Plotting code records:
-.-.-

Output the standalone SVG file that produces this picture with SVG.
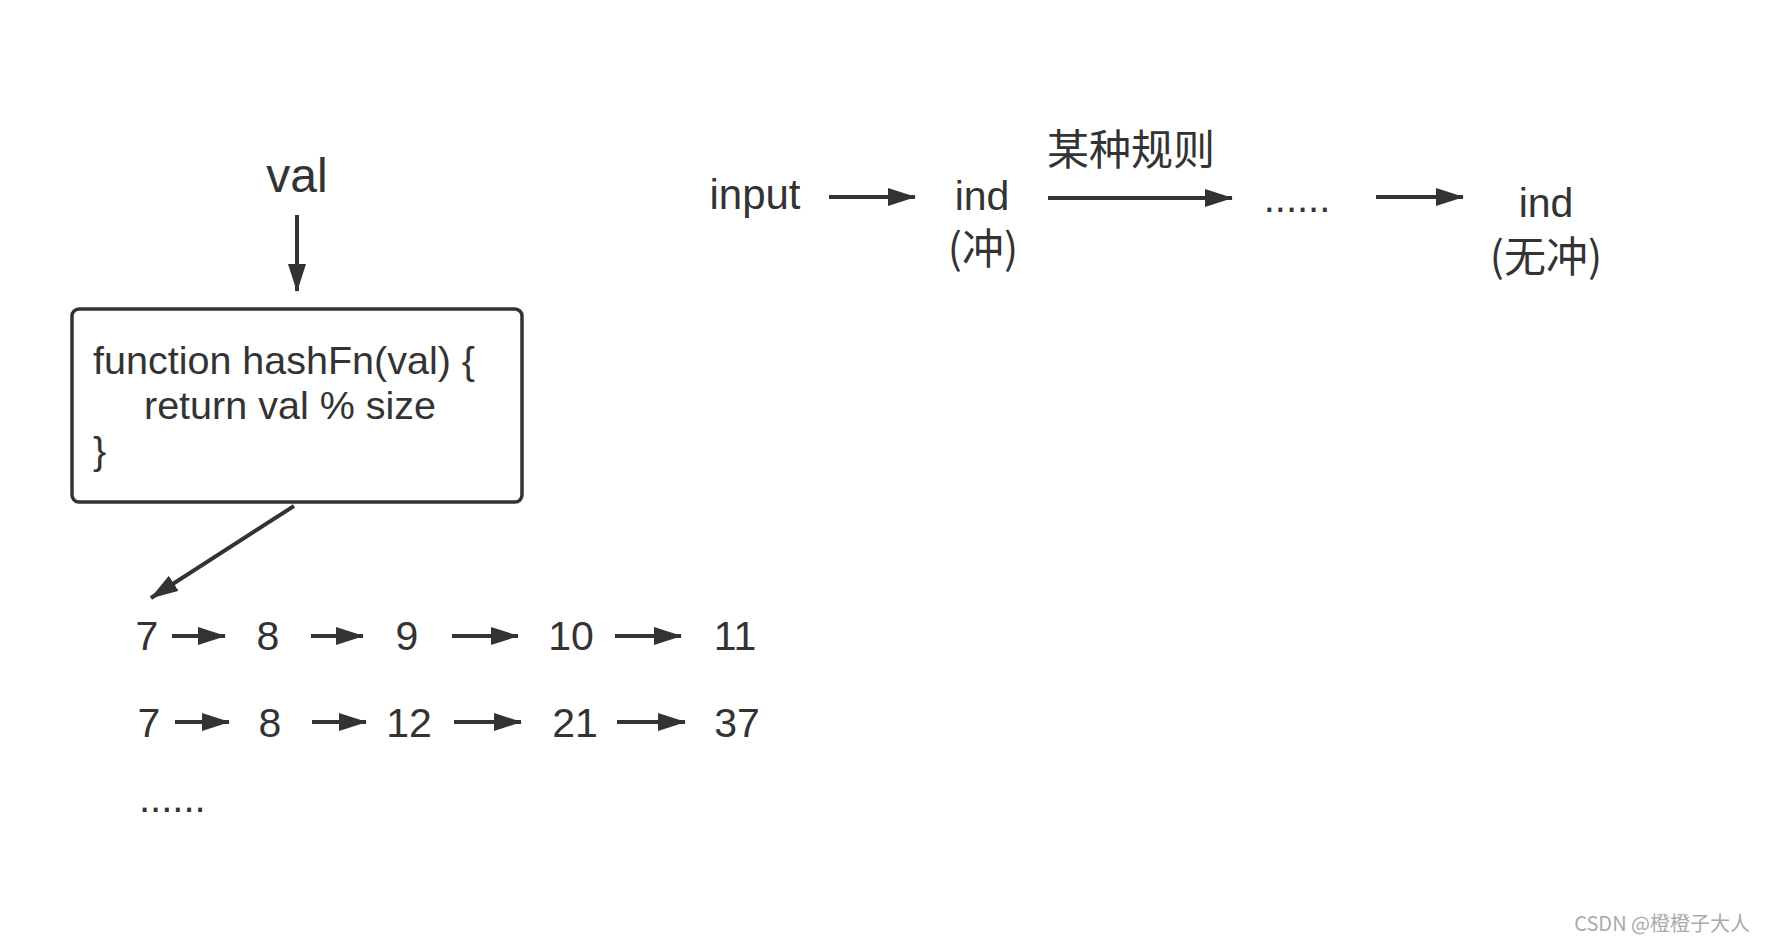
<svg xmlns="http://www.w3.org/2000/svg" width="1766" height="944" viewBox="0 0 1766 944">
<style>
.t{font-family:"Liberation Sans","Noto Sans CJK SC",sans-serif;fill:#333333;}
.c{font-family:"Noto Sans CJK SC","Liberation Sans",sans-serif;fill:#333333;}
.n{font-size:41px;text-anchor:middle;}
.l{stroke:#333333;stroke-width:4;fill:none;marker-end:url(#ah);}
</style>
<defs>
<marker id="ah" markerUnits="userSpaceOnUse" markerWidth="28" markerHeight="18" refX="27" refY="9" orient="auto">
<path d="M0,0 L28,9 L0,18 z" fill="#333333"/>
</marker>
</defs>
<rect width="1766" height="944" fill="#ffffff"/>

<g id="val"><text class="t" x="297" y="192" font-size="48" text-anchor="middle">val</text></g>

<g id="hashfn">
<rect x="72" y="309" width="450" height="193" rx="7" ry="7" fill="#ffffff" stroke="#333333" stroke-width="3.5"/>
<text class="t" font-size="39.5" x="93" y="374">function hashFn(val) {</text>
<text class="t" font-size="39.5" x="144" y="419">return val % size</text>
<text class="t" font-size="39.5" x="93" y="464">}</text>
</g>

<g id="row1">
<text class="t n" x="147" y="650">7</text>
<text class="t n" x="268" y="650">8</text>
<text class="t n" x="407" y="650">9</text>
<text class="t n" x="571" y="650">10</text>
<text class="t n" x="735" y="650">11</text>
</g>
<g id="row2">
<text class="t n" x="149" y="737">7</text>
<text class="t n" x="270" y="737">8</text>
<text class="t n" x="409" y="737">12</text>
<text class="t n" x="575" y="737">21</text>
<text class="t n" x="737" y="737">37</text>
</g>
<g id="more"><text class="t" x="139" y="812" font-size="40">......</text></g>

<g id="input"><text class="t" x="755" y="209" font-size="42" text-anchor="middle">input</text></g>
<g id="ind1">
<text class="t" x="982" y="210" font-size="41" text-anchor="middle">ind</text>
<text class="c" x="983" y="264" font-size="42" text-anchor="middle">(冲)</text>
</g>
<g id="rule"><text class="c" x="1131" y="165" font-size="42" text-anchor="middle">某种规则</text></g>
<g id="dots"><text class="t" x="1297" y="212" font-size="40" text-anchor="middle">......</text></g>
<g id="ind2">
<text class="t" x="1546" y="217" font-size="41" text-anchor="middle">ind</text>
<text class="c" x="1546" y="272" font-size="42" text-anchor="middle">(无冲)</text>
</g>

<g id="connectors">
<line class="l" x1="297" y1="215" x2="297" y2="291"/>
<line class="l" x1="294" y1="506" x2="151" y2="598"/>
<line class="l" x1="172" y1="636" x2="225" y2="636"/>
<line class="l" x1="311" y1="636" x2="363" y2="636"/>
<line class="l" x1="452" y1="636" x2="518" y2="636"/>
<line class="l" x1="615" y1="636" x2="681" y2="636"/>
<line class="l" x1="175" y1="722" x2="229" y2="722"/>
<line class="l" x1="312" y1="722" x2="366" y2="722"/>
<line class="l" x1="454" y1="722" x2="521" y2="722"/>
<line class="l" x1="617" y1="722" x2="685" y2="722"/>
<line class="l" x1="829" y1="197" x2="915" y2="197"/>
<line class="l" x1="1048" y1="198" x2="1232" y2="198"/>
<line class="l" x1="1376" y1="197" x2="1463" y2="197"/>
</g>

<g id="watermark"><text x="1750" y="931" font-family="'Noto Sans CJK SC','Liberation Sans',sans-serif" font-size="20" fill="#aaaaaa" text-anchor="end">CSDN @橙橙子大人</text></g>
</svg>
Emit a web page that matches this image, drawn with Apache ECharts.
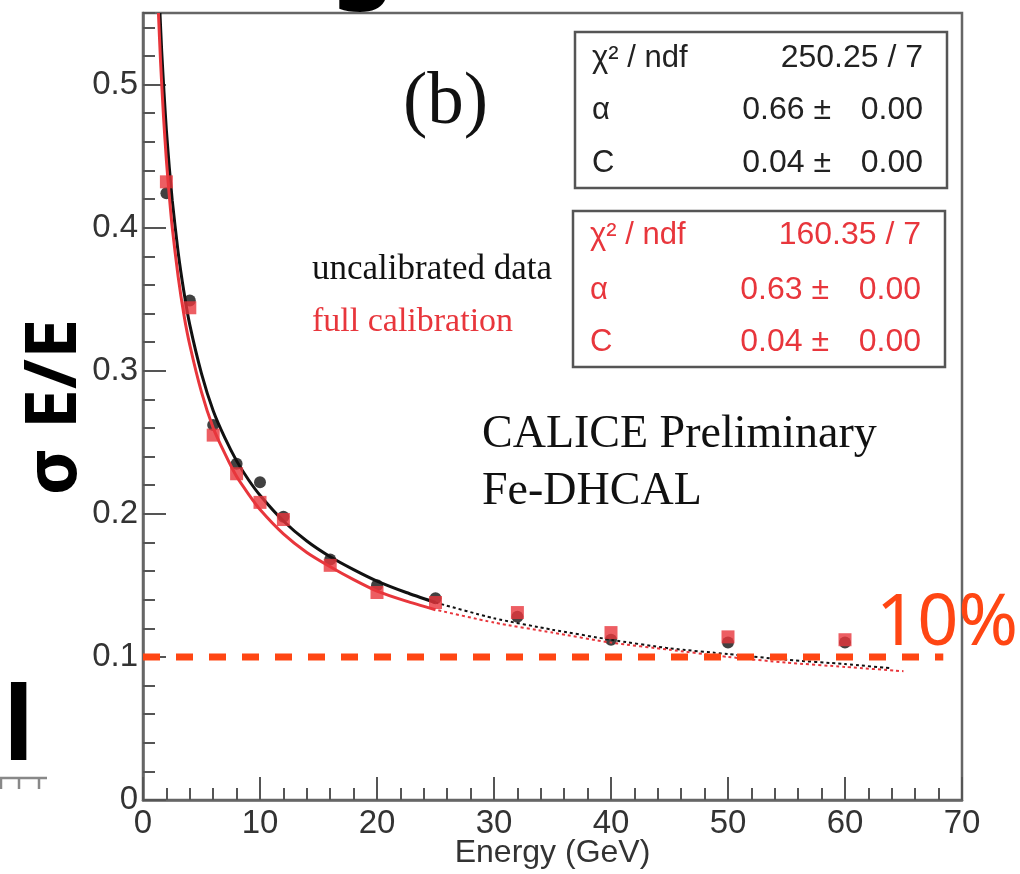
<!DOCTYPE html>
<html>
<head>
<meta charset="utf-8">
<title>Fe-DHCAL energy resolution</title>
<script src="https://cdn.jsdelivr.net/npm/echarts@6/dist/echarts.min.js"></script>
<style>
  html, body { margin: 0; padding: 0; background: #ffffff; overflow: hidden; }
  #chart { width: 1020px; height: 874px; }
</style>
</head>
<body>
<div id="chart"></div>
<script>
// Beam energies (GeV) and measured relative resolution sigma_E / E
const energy = [2, 4, 6, 8, 10, 12, 16, 20, 25, 32, 40, 50, 60];
const uncalibrated = [0.424, 0.349, 0.262, 0.235, 0.222, 0.198, 0.168, 0.150, 0.141, 0.128, 0.112, 0.110, 0.110];
const fullCalibration = [0.432, 0.344, 0.255, 0.228, 0.208, 0.196, 0.164, 0.145, 0.138, 0.131, 0.117, 0.114, 0.112];

// Fitted resolution curves: solid inside the fit range, dotted beyond it
const uncalFitE = [1.45, 1.6, 1.8, 2, 2.25, 2.5, 3, 3.5, 4, 5, 6, 7, 8, 9, 10, 12, 14, 16, 18, 20, 22.5, 25];
const uncalFit = [0.550, 0.523, 0.494, 0.468, 0.442, 0.419, 0.383, 0.355, 0.332, 0.298, 0.272, 0.253, 0.237, 0.224, 0.213, 0.195, 0.181, 0.170, 0.161, 0.153, 0.145, 0.138];
const uncalExtE = [25, 30, 35, 40, 45, 50, 55, 60, 64];
const uncalExt = [0.138, 0.127, 0.119, 0.112, 0.106, 0.102, 0.098, 0.095, 0.092];

const calibFitE = [1.32, 1.5, 1.75, 2, 2.25, 2.5, 3, 3.5, 4, 5, 6, 7, 8, 9, 10, 12, 14, 16, 18, 20, 22.5, 25];
const calibFit = [0.550, 0.516, 0.478, 0.447, 0.422, 0.400, 0.366, 0.339, 0.318, 0.285, 0.260, 0.242, 0.226, 0.214, 0.203, 0.186, 0.173, 0.163, 0.154, 0.146, 0.139, 0.133];
const calibExtE = [25, 30, 35, 40, 45, 50, 55, 60, 65];
const calibExt = [0.133, 0.124, 0.117, 0.110, 0.105, 0.100, 0.096, 0.093, 0.090];

// 10 % target line
const targetE = [0, 68.4];
const targetLevel = 0.1;

// Fit statistics boxes
const uncalStats = [['χ² / ndf', '250.25 / 7', ''], ['α', '0.66 ±', '0.00'], ['C', '0.04 ±', '0.00']];
const calibStats = [['χ² / ndf', '160.35 / 7', ''], ['α', '0.63 ±', '0.00'], ['C', '0.04 ±', '0.00']];

const BLACK = '#111111';
const RED = '#e8363c';
const ORANGE = '#ff4613';
const AXIS = '#666666';
const SANS = '"Liberation Sans", Arial, Helvetica, sans-serif';
const SERIF = '"Liberation Serif", "Times New Roman", serif';

const pairs = (xs, ys) => xs.map((x, i) => [x, ys[i]]);

function statsBox(rows, top, left, right, color, rowYs) {
  const els = [{
    type: 'rect',
    shape: { x: left, y: top.y0, width: right - left, height: top.y1 - top.y0 },
    style: { fill: 'none', stroke: '#555', lineWidth: 2.5 },
    z: 50
  }];
  rows.forEach((r, i) => {
    const y = rowYs[i];
    els.push({ type: 'text', x: left + 17, y: y, z: 51,
      style: { text: r[0], fill: color, fontFamily: SANS, fontSize: 31, align: 'left', verticalAlign: 'middle' } });
    if (r[2] === '') {
      els.push({ type: 'text', x: right - 24, y: y, z: 51,
        style: { text: r[1], fill: color, fontFamily: SANS, fontSize: 32, align: 'right', verticalAlign: 'middle' } });
    } else {
      els.push({ type: 'text', x: right - 116, y: y, z: 51,
        style: { text: r[1], fill: color, fontFamily: SANS, fontSize: 32, align: 'right', verticalAlign: 'middle' } });
      els.push({ type: 'text', x: right - 24, y: y, z: 51,
        style: { text: r[2], fill: color, fontFamily: SANS, fontSize: 32, align: 'right', verticalAlign: 'middle' } });
    }
  });
  return els;
}

const chart = echarts.init(document.getElementById('chart'), null, { renderer: 'canvas' });

const graphics = [].concat(
  statsBox(uncalStats, { y0: 32, y1: 188 }, 575, 947, '#222222', [58, 110, 163]),
  statsBox(calibStats, { y0: 211, y1: 367 }, 573, 945, RED, [235, 290, 342]),
  [
    { type: 'text', x: 403, y: 104, z: 51,
      style: { text: '(b)', fill: '#111', fontFamily: SERIF, fontSize: 73, align: 'left', verticalAlign: 'middle' } },
    { type: 'text', x: 312, y: 270, z: 51,
      style: { text: 'uncalibrated data', fill: '#111', fontFamily: SERIF, fontSize: 35, align: 'left', verticalAlign: 'middle' } },
    { type: 'text', x: 312, y: 322, z: 51,
      style: { text: 'full calibration', fill: RED, fontFamily: SERIF, fontSize: 34, align: 'left', verticalAlign: 'middle' } },
    { type: 'text', x: 482, y: 435, z: 51,
      style: { text: 'CALICE Preliminary', fill: '#111', fontFamily: SERIF, fontSize: 46, align: 'left', verticalAlign: 'middle' } },
    { type: 'text', x: 482, y: 492, z: 51,
      style: { text: 'Fe-DHCAL', fill: '#111', fontFamily: SERIF, fontSize: 46, align: 'left', verticalAlign: 'middle' } },
    { type: 'text', x: 876, y: 624, z: 60,
      style: { text: '10%', fill: ORANGE, fontFamily: '"Noto Sans", sans-serif', fontSize: 72, align: 'left', verticalAlign: 'middle' } },
    { type: 'text', x: 55, y: 407, rotation: Math.PI / 2, z: 60,
      style: { text: 'σ E/E', fill: '#000', fontFamily: '"Noto Sans", sans-serif', fontWeight: 'bold', fontSize: 72, align: 'center', verticalAlign: 'middle' } },
    // slide fragments around the figure
    { type: 'text', x: 34, y: 731, z: 60,
      style: { text: 'al', fill: '#000', fontFamily: '"Noto Sans", sans-serif', fontWeight: 'bold', fontSize: 102, align: 'right', verticalAlign: 'middle' } },
    { type: 'text', x: 363, y: -40, z: 60,
      style: { text: 'g', fill: '#000', fontFamily: '"Noto Sans", sans-serif', fontWeight: 'bold', fontSize: 100, align: 'center', verticalAlign: 'middle' } },
    { type: 'polyline', z: 60, shape: { points: [[0, 778], [47, 778]] }, style: { stroke: '#888', lineWidth: 2.5 } },
    { type: 'line', z: 60, shape: { x1: 1, y1: 778, x2: 1, y2: 789 }, style: { stroke: '#888', lineWidth: 2.5 } },
    { type: 'line', z: 60, shape: { x1: 19, y1: 778, x2: 19, y2: 789 }, style: { stroke: '#888', lineWidth: 2.5 } },
    { type: 'line', z: 60, shape: { x1: 39, y1: 778, x2: 39, y2: 789 }, style: { stroke: '#888', lineWidth: 2.5 } }
  ]
);

const option = {
  animation: false,
  backgroundColor: '#ffffff',
  grid: {
    left: 143, right: 58, top: 13, bottom: 74,
    containLabel: false, outerBoundsMode: 'none',
    show: true, borderColor: AXIS, borderWidth: 2.5, backgroundColor: 'transparent'
  },
  xAxis: {
    type: 'value', min: 0, max: 70, interval: 10,
    name: 'Energy (GeV)', nameLocation: 'middle', nameGap: 37, nameMoveOverlap: false,
    nameTextStyle: { fontFamily: SANS, fontSize: 32, color: '#333' },
    axisLine: { show: true, lineStyle: { color: AXIS, width: 2.5 } },
    axisTick: { show: true, inside: true, length: 23, lineStyle: { color: '#555', width: 2 } },
    minorTick: { show: true, splitNumber: 5, length: 12, lineStyle: { color: '#555', width: 2 } },
    axisLabel: { fontFamily: SANS, fontSize: 33, color: '#333', margin: 7 },
    splitLine: { show: false }
  },
  yAxis: [
    {
      type: 'value', min: 0, max: 0.55, interval: 0.1,
      axisLine: { show: true, lineStyle: { color: AXIS, width: 2.5 } },
      axisTick: { show: true, inside: true, length: 23, lineStyle: { color: '#555', width: 2 } },
      axisLabel: { fontFamily: SANS, fontSize: 33, color: '#333', margin: 5, showMaxLabel: false,
        formatter: v => (v === 0 ? '0' : v.toFixed(1)) },
      splitLine: { show: false }
    },
    {
      type: 'value', min: 0, max: 0.55, interval: 0.02, position: 'left',
      axisLine: { show: false },
      axisTick: { show: true, inside: true, length: 12, lineStyle: { color: '#555', width: 2 } },
      axisLabel: { show: false },
      splitLine: { show: false }
    }
  ],
  series: [
    { type: 'scatter', name: 'uncalibrated data', data: pairs(energy, uncalibrated),
      symbol: 'circle', symbolSize: 12, itemStyle: { color: BLACK }, z: 3 },
    { type: 'line', data: pairs(uncalFitE, uncalFit), showSymbol: false, smooth: 0.2,
      lineStyle: { color: BLACK, width: 3 }, z: 4 },
    { type: 'line', data: pairs(uncalExtE, uncalExt), showSymbol: false, smooth: 0.2,
      lineStyle: { color: BLACK, width: 2, type: [3, 3] }, z: 4 },
    { type: 'scatter', name: 'full calibration', data: pairs(energy, fullCalibration),
      symbol: 'rect', symbolSize: 13, itemStyle: { color: RED }, z: 5 },
    { type: 'line', data: pairs(calibFitE, calibFit), showSymbol: false, smooth: 0.2,
      lineStyle: { color: RED, width: 3 }, z: 6 },
    { type: 'line', data: pairs(calibExtE, calibExt), showSymbol: false, smooth: 0.2,
      lineStyle: { color: RED, width: 2, type: [3, 3], dashOffset: 3 }, z: 6 },
    { type: 'line', data: targetE.map(e => [e, targetLevel]), showSymbol: false,
      lineStyle: { color: ORANGE, width: 7, type: [17, 16] }, z: 10 }
  ],
  graphic: { elements: graphics }
};

chart.setOption(option);
</script>
</body>
</html>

-.-.-

Your task is to transcribe exactly the lines starting at the line that contains "Emit a web page" and ending at the line that contains "0.098, 0.095, 0.092];", both included. Leave out the pictures.

OUTPUT BELOW>
Emit a web page that matches this image, drawn with Apache ECharts.
<!DOCTYPE html>
<html>
<head>
<meta charset="utf-8">
<title>Fe-DHCAL energy resolution</title>
<script src="https://cdn.jsdelivr.net/npm/echarts@6/dist/echarts.min.js"></script>
<style>
  html, body { margin: 0; padding: 0; background: #ffffff; overflow: hidden; }
  #chart { width: 1020px; height: 874px; }
</style>
</head>
<body>
<div id="chart"></div>
<script>
// Beam energies (GeV) and measured relative resolution sigma_E / E
const energy = [2, 4, 6, 8, 10, 12, 16, 20, 25, 32, 40, 50, 60];
const uncalibrated = [0.424, 0.349, 0.262, 0.235, 0.222, 0.198, 0.168, 0.150, 0.141, 0.128, 0.112, 0.110, 0.110];
const fullCalibration = [0.432, 0.344, 0.255, 0.228, 0.208, 0.196, 0.164, 0.145, 0.138, 0.131, 0.117, 0.114, 0.112];

// Fitted resolution curves: solid inside the fit range, dotted beyond it
const uncalFitE = [1.45, 1.6, 1.8, 2, 2.25, 2.5, 3, 3.5, 4, 5, 6, 7, 8, 9, 10, 12, 14, 16, 18, 20, 22.5, 25];
const uncalFit = [0.550, 0.523, 0.494, 0.468, 0.442, 0.419, 0.383, 0.355, 0.332, 0.298, 0.272, 0.253, 0.237, 0.224, 0.213, 0.195, 0.181, 0.170, 0.161, 0.153, 0.145, 0.138];
const uncalExtE = [25, 30, 35, 40, 45, 50, 55, 60, 64];
const uncalExt = [0.138, 0.127, 0.119, 0.112, 0.106, 0.102, 0.098, 0.095, 0.092];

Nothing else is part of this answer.